ただ、チュ・シンスの去就は1週間以内に決まる可能性が高い。いくつかの球団が関心を示しているだけでなく、チュ・シンス側も厳しい条件提示していないため、選択の時間は早く訪れるものとみられている。
2005年にシアトル・マリナーズでMLBデビューを果たしたチュ・シンスは、今年でプロ17年目を迎える。クリーブランド・キャバリアーズ時代の2009年からの11年間、着実にMLBの舞台で活躍してきたベテランなだけに、チーム再建に重点を置く球団にとっては欠かせない存在となるはずだ。
チュ・シンスはレンジャーズ時代、エイドリアン・ベルトレ(41)とともにダッグアウト・リーダーとして数年間存在感を見せた。これまでサイクルヒットや2シーズン連続打率3割&20本塁打20盗塁を達成するなど、アジア人メジャーリーガーとして成し遂げた業績もはっきりしている。リーダーが必要なチームにとって、獲得しない理由はない。
現役生活の最後を健康な姿で終えることがチュ・シンスの目標だ。自ら「苦労した」と称賛できるラストが、現役延長を望む最大の理由だ。
コンディションやパフォーマンスには自信がある。現地では古巣のマリナーズをはじめ、シカゴ・ホワイトソックスやミルウォーキー・ブルワーズなどが候補に挙げられている。

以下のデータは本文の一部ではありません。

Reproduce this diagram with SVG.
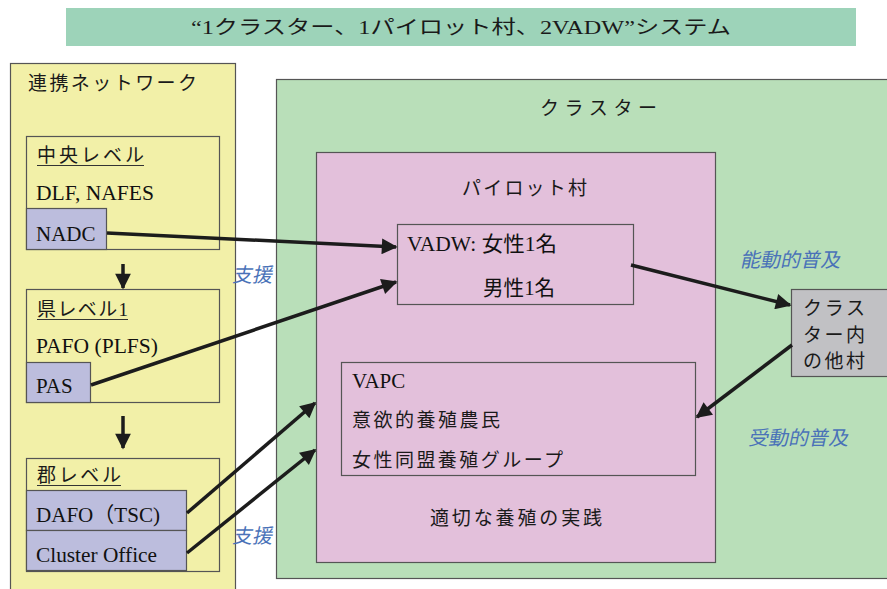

外野手を主戦場とするチュ・シンスの特性や年齢などを考慮すれば、指名打者制度のあるアメリカン・リーグに移籍する可能性が高い。
チュ・シンスが新天地を見つけ出せば、新シーズンのMLBは韓国人メジャーリーガーの競演場に生まれ変わる可能性が高い。
リュ・ヒョンジン(33、トロント・ブルージェイズ)、キム・グァンヒョン(32、セントルイス・カージナルス)、チェ・ジマン(29、タンパベイ・レイズ)の3人は、すでにチーム内で主力の地位を固めている。
新たにサンディエゴ・パドレスに加入したキム・ハソン(25)は、内野手のレギュラーポジションを狙う。レンジャーズとスプリット契約を結んだヤン・ヒョンジョン(32)も念願のMLB入りを目指している。
また、パク・ヒョジュン(24、ニューヨーク・ヤンキース傘下)やペ・ジファン(21、ピッツバーグ・パイレーツ傘下)といったマイナーリーガーも、昇格に向けて汗を流している。
彼らをリードする最年長者の役割がいつになく重要だ。チュ・シンスの選択の時間は徐々に迫っている。